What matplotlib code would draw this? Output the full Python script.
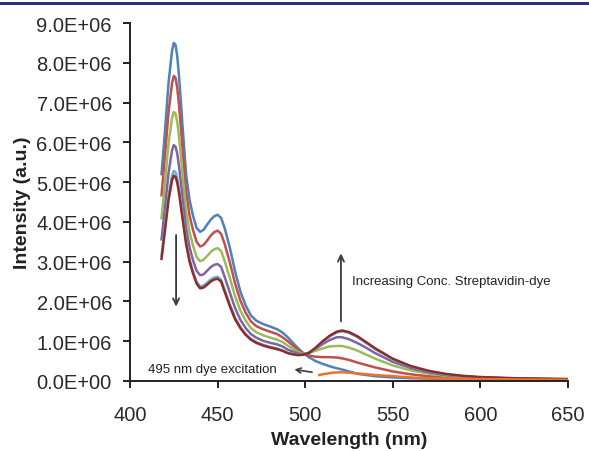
import numpy as np
import matplotlib.pyplot as plt
import matplotlib.patches as patches
from matplotlib.ticker import FuncFormatter, MultipleLocator

plt.rcParams['font.family'] = ['Liberation Sans', 'DejaVu Sans']

# wavelength grid (nm) shared by the six titration spectra
wavelength = [418, 420, 422, 424, 425, 426, 427, 428, 429, 430, 432, 434, 436, 438,
              440, 442, 444, 446, 448, 450, 452, 454, 457, 460, 463, 466, 469, 472,
              476, 480, 484, 487, 490, 493, 496, 499, 502, 506, 510, 514, 518, 521,
              525, 530, 535, 540, 550, 560, 570, 580, 590, 600, 620, 650]

# intensities in units of 1E+06
blue = [5.2, 6.3, 7.5, 8.3, 8.5, 8.45, 8.15, 7.65, 7.05, 6.4, 5.2, 4.55, 4.15, 3.85,
        3.75, 3.8, 3.93, 4.05, 4.14, 4.18, 4.1, 3.85, 3.35, 2.75, 2.25, 1.9, 1.65, 1.52,
        1.43, 1.37, 1.3, 1.22, 1.1, 0.96, 0.82, 0.7, 0.6, 0.5, 0.43, 0.37, 0.32, 0.29,
        0.24, 0.18, 0.15, 0.12, 0.09, 0.07, 0.06, 0.05, 0.05, 0.04, 0.04, 0.03]
red = [4.67, 5.68, 6.76, 7.49, 7.67, 7.62, 7.36, 6.92, 6.39, 5.82, 4.76, 4.16, 3.79, 3.5,
       3.38, 3.42, 3.53, 3.65, 3.74, 3.78, 3.7, 3.45, 2.98, 2.45, 2.02, 1.72, 1.5, 1.38,
       1.3, 1.24, 1.18, 1.1, 1.0, 0.89, 0.78, 0.69, 0.64, 0.61, 0.6, 0.6, 0.59, 0.57,
       0.53, 0.46, 0.4, 0.34, 0.24, 0.17, 0.12, 0.09, 0.07, 0.06, 0.05, 0.04]
green = [4.09, 5.0, 5.97, 6.61, 6.76, 6.72, 6.5, 6.13, 5.67, 5.19, 4.29, 3.74, 3.4, 3.12,
         3.01, 3.05, 3.14, 3.24, 3.31, 3.34, 3.27, 3.02, 2.59, 2.13, 1.77, 1.52, 1.33, 1.23,
         1.15, 1.09, 1.04, 0.98, 0.89, 0.81, 0.73, 0.68, 0.7, 0.76, 0.82, 0.87, 0.88, 0.88,
         0.84, 0.76, 0.66, 0.56, 0.39, 0.27, 0.19, 0.13, 0.1, 0.08, 0.06, 0.04]
purple = [3.56, 4.38, 5.23, 5.8, 5.93, 5.89, 5.71, 5.39, 5.01, 4.61, 3.85, 3.36, 3.03, 2.77,
          2.66, 2.68, 2.77, 2.86, 2.92, 2.94, 2.87, 2.62, 2.22, 1.83, 1.54, 1.33, 1.18, 1.09,
          1.01, 0.96, 0.92, 0.87, 0.79, 0.74, 0.69, 0.67, 0.71, 0.81, 0.93, 1.03, 1.1, 1.1,
          1.05, 0.95, 0.83, 0.7, 0.48, 0.33, 0.22, 0.15, 0.11, 0.09, 0.06, 0.04]
teal = [3.15, 3.9, 4.66, 5.17, 5.28, 5.25, 5.1, 4.83, 4.5, 4.17, 3.52, 3.06, 2.75, 2.5,
        2.38, 2.4, 2.47, 2.55, 2.6, 2.62, 2.55, 2.3, 1.93, 1.59, 1.36, 1.18, 1.06, 0.98,
        0.91, 0.86, 0.82, 0.77, 0.71, 0.68, 0.66, 0.66, 0.7, 0.83, 0.99, 1.12, 1.22, 1.25,
        1.21, 1.1, 0.95, 0.8, 0.55, 0.37, 0.25, 0.17, 0.12, 0.09, 0.06, 0.04]
maroon = [3.07, 3.8, 4.55, 5.05, 5.16, 5.13, 4.98, 4.72, 4.4, 4.08, 3.45, 3.0, 2.7, 2.45,
          2.33, 2.35, 2.42, 2.5, 2.55, 2.57, 2.5, 2.25, 1.88, 1.55, 1.33, 1.16, 1.04, 0.96,
          0.89, 0.84, 0.8, 0.76, 0.7, 0.67, 0.65, 0.66, 0.7, 0.84, 1.0, 1.14, 1.24, 1.27,
          1.23, 1.12, 0.97, 0.82, 0.56, 0.38, 0.26, 0.18, 0.13, 0.1, 0.07, 0.05]

# dye only, excited at 495 nm
dye_wavelength = [508, 510, 513, 516, 520, 525, 530, 535, 540, 550, 560, 570, 580, 590, 600, 620, 650]
dye = [0.15, 0.17, 0.19, 0.21, 0.22, 0.21, 0.19, 0.17, 0.15, 0.12, 0.09, 0.07, 0.06, 0.05, 0.05, 0.04, 0.03]

series = [(blue, '#4F81BD'), (red, '#C0504D'), (green, '#9BBB59'),
          (purple, '#8064A2'), (teal, '#6FAFC8'), (maroon, '#8B2D2B')]

fig = plt.figure(figsize=(5.89, 4.52), dpi=100)
ax = fig.add_axes([130 / 589, 1 - 382 / 452, 438 / 589, 358 / 452])

# title rule of the journal page
fig.patches.append(patches.Rectangle((0, 1 - 5.5 / 452), 1, 2.5 / 452, transform=fig.transFigure,
                                     facecolor='#27337C', edgecolor='none'))

for vals, col in series:
    ax.plot(wavelength, np.array(vals) * 1e6, color=col, lw=1.8)
ax.plot(dye_wavelength, np.array(dye) * 1e6, color='#E8732C', lw=1.8)

# annotations
arrow = dict(arrowstyle='->,head_length=0.45,head_width=0.22', color='#3A3A3A', lw=1.3)
ax.annotate('', xy=(426.3, 1.80e6), xytext=(426.3, 3.74e6), arrowprops=arrow)
ax.annotate('', xy=(520.4, 3.28e6), xytext=(520.4, 1.43e6), arrowprops=arrow)
ax.annotate('', xy=(492.3, 0.30e6), xytext=(505.5, 0.21e6),
            arrowprops=dict(arrowstyle='->,head_length=0.35,head_width=0.18', color='#3A3A3A', lw=1.2))
ax.text(526.5, 2.51e6, 'Increasing Conc. Streptavidin-dye', fontsize=9.5, color='#222222', va='center')
ax.text(410.4, 0.29e6, '495 nm dye excitation', fontsize=9.5, color='#222222', va='center')

ax.set_xlim(400, 650)
ax.set_ylim(0, 9e6)
ax.xaxis.set_major_locator(MultipleLocator(50))
ax.yaxis.set_major_locator(MultipleLocator(1e6))
ax.yaxis.set_major_formatter(FuncFormatter(lambda v, p: f"{v:.1E}"))

for side in ['top', 'right']:
    ax.spines[side].set_visible(False)
for side in ['left', 'bottom']:
    ax.spines[side].set_linewidth(1.4)
    ax.spines[side].set_color('#222222')
ax.tick_params(direction='out', length=5, width=1.4, color='#222222',
               labelsize=14.5, labelcolor='#2A2A2A')
ax.tick_params(axis='y', pad=8)
ax.tick_params(axis='x', pad=12)

ax.set_xlabel('Wavelength (nm)', fontsize=14, fontweight='bold', color='#222222')
ax.set_ylabel('Intensity (a.u.)', fontsize=14, fontweight='bold', color='#222222')
ax.xaxis.set_label_coords(0.5, -0.14)
ax.yaxis.set_label_coords(-0.225, 0.5)

fig.savefig('out.png', dpi=100, facecolor='white')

### EXERCISE DETAILS
Find all lines with "matplotlib" in them and copy each one.

### OUTPUT BELOW
What matplotlib code would draw this? Output the full Python script.
import matplotlib.pyplot as plt
import matplotlib.patches as patches
from matplotlib.ticker import FuncFormatter, MultipleLocator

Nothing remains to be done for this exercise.